Por Susana Benko.
Hay hombres destinados a trascender en la historia. Francisco Narváez es uno de ellos. Tuvo una voluntad excepcional que le permitió tener una trayectoria artística consistente y fecunda, producto de un esfuerzo tenaz. Creó con personalidad, sin ceder a las modas artísticas del momento. Al contrario, su pasión por las formas y por los materiales, por ese hacer con las manos, además de su pensamiento y sentido de pertenencia a este país, –específicamente a su Margarita natal– han sido determinantes en su trabajo. Y es que el arte de Narváez es la concreción de un proyecto creativo que se dio de forma continua en el tiempo, fruto de su constancia y deseo de perfección.
Graduado en la Academia de Bellas Artes en Caracas en 1927, pasó tres años en París estudiando disciplinadamente las técnicas escultóricas tradicionales. No obstante, regresó a Venezuela en 1932 instalándose en Catia donde abrió su taller. Tenía entonces 27 años. En este taller, artistas e intelectuales del momento se reunían con asiduidad buscando el intercambio de ideas y la renovación de sus propuestas creativas.
La Academia fue sólo una etapa formativa necesaria. No optó por alguna de las tendencias vigentes de la época: ni las vanguardias europeas ni la pintura paisajística de la Escuela de Caracas. En esta primera etapa de su obra que va de 1928 hasta finales de la década de los cuarenta, decidió representar su mundo personal, los recuerdos de su juventud: el mar, los pescadores, los recolectores de cambur, las mujeres nativas de rasgos criollos con su mezcla exuberante de india y de negra, así como el amor por esta tierra y la fuerza de la naturaleza.

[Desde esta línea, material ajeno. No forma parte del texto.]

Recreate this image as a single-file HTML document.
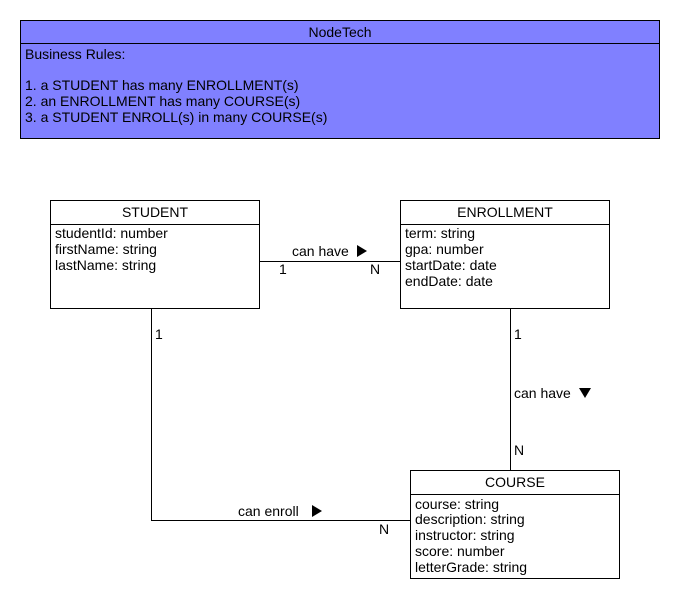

Bajo estos principios es que realiza dos grupos escultóricos conocidos como Las toninas. Están ubicados en el centro de Caracas, específicamente en la Plaza O’Leary. Los mismos formaron parte de la reurbanización de El Silencio, inaugurada en 1945 por el presidente Isaías Medina Angarita. El arquitecto a cargo de las obras fue Carlos Raúl Villanueva quien solicitó a Narváez la realización de estas dos fuentes. Ambas son importantes tanto por su gran tamaño para semejante espacio público como por su significación alegórica. Para ello, Narváez utilizó la técnica del vaciado de piedra artificial.
Ahora bien, podemos inferir que a Narváez se le planteó un gran problema: ¿cómo representar el agua mediante esculturas de enorme tamaño realizadas con un material tan duro? ¿Cómo representar el fluir constante del líquido y darle forma a lo informe? Pues lo hizo mediante cuerpos femeninos recostados con las piernas extendidas, con variadas posiciones de brazos y cabeza, algunas con largas y ondulantes cabelleras. Las acompañan las toninas, hermosos delfines de río, y este conjunto crea una intensa sensación de movilidad. La sinuosidad de sus cuerpos expresa el ritmo ondulante del agua, producto de una composición rítmica y dinámica que sugiere su impulso y constante fluir.
Estas dos fuentes, sin duda, constituyen piezas excepcionales del arte urbano que encontramos en la ciudad de Caracas.